Because evaluation is scoped per device object rather than across device groups,
the overhead is linear with the number of candidate devices $O(N)$ rather than
combinatorial. Caching compiled CEL ASTs minimizes this overhead.
Will enabling / using this feature result in non-negligible increase of resource usage (CPU, RAM, disk, IO, …) in any components?
No. kube-scheduler will experience a minor, negligible increase in CPU and
memory usage to compile and evaluate CEL expressions.
Can enabling / using this feature result in resource exhaustion of some node resources (PIDs, sockets, inodes, etc.)?
No.
Troubleshooting
How does this feature react if the API server and/or etcd is unavailable?
Standard Kubernetes behavior applies; scheduling and resource allocation cannot proceed without the API server.
What are other known failure modes?
- Failure mode: Poorly optimized CEL expressions causing scheduler plugin
timeouts.
- Detection: Increase in
plugin_execution_duration_secondsfordynamicresourcesandschedule_attempts_totalwithresult="error". - Mitigations: The scheduler enforces a bounded execution time for CEL evaluation. If an expression exceeds the limit or fails at runtime, the candidate device is pruned.
- Detection: Increase in
What steps should be taken if SLOs are not being met to determine the problem?
Examine kube-scheduler logs and metrics
(plugin_execution_duration_seconds) to identify if specific CEL expressions
in pending ResourceClaims are causing high evaluation latency.
Implementation History
- 2026-05-15: Initial KEP draft created for Alpha in v1.37.
Drawbacks
- Adds complexity to the
dynamicresourcesscheduler plugin, which must manage additional CEL compilation, caching, and runtime evaluation environments (on top of existing ones.)
Alternatives
(Status Quo) Forced Attribute Standardization: Relying entirely on hardware vendors agreeing on standardized attribute naming conventions (e.g.,
resource.kubernetes.io/numa-node).

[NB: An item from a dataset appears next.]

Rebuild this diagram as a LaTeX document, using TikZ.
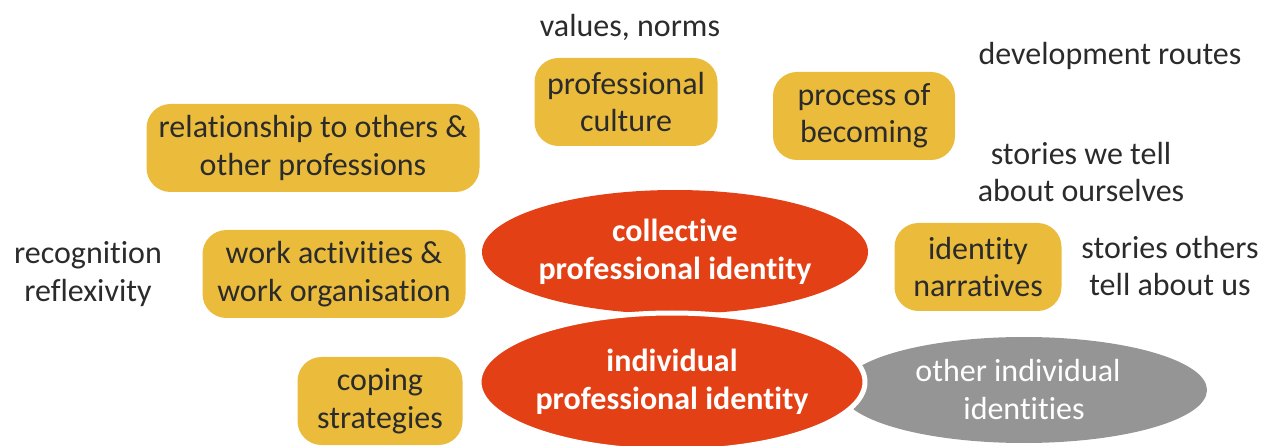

This is not ideal as it creates rigid, slow, human-coordinated dependencies rather than enabling flexible, API-driven co-allocation logic.KEP-5254 (
MatchExpression): Exploring the use of CEL to express arbitrary constraints across entire device groups. While offering incredible flexibility, evaluating expressions across entire device groups made it difficult for the scheduler to prune invalid permutations early, leading to combinatorial explosion during device filtering.
Future Considerations
Derived Attributes in Device Selectors
In the current design, derivedAttributes are evaluated after the device
request’s CELDeviceSelector has filtered candidate devices. As a result,
derived attributes cannot be referenced within the selector’s CEL expression
itself.
While making derived attributes available within selectors would improve usability (by avoiding the need to duplicate complex mapping logic across the selector and the derived attribute), it introduces significant complexities:
- Performance Overhead: Evaluating derived attributes before selectors forces early evaluation on all candidate devices.
- CEL Environment Ambiguity: Referencing derived attributes in the CEL
environment requires resolving namespace collisions or expanding the
standard schema (e.g., introducing
device.derivedAttributes).
This functionality is excluded from the current KEP to prioritize scheduling performance and simplify the initial implementation. It may be explored in a future enhancement if the community identifies a strong need for this usability improvement.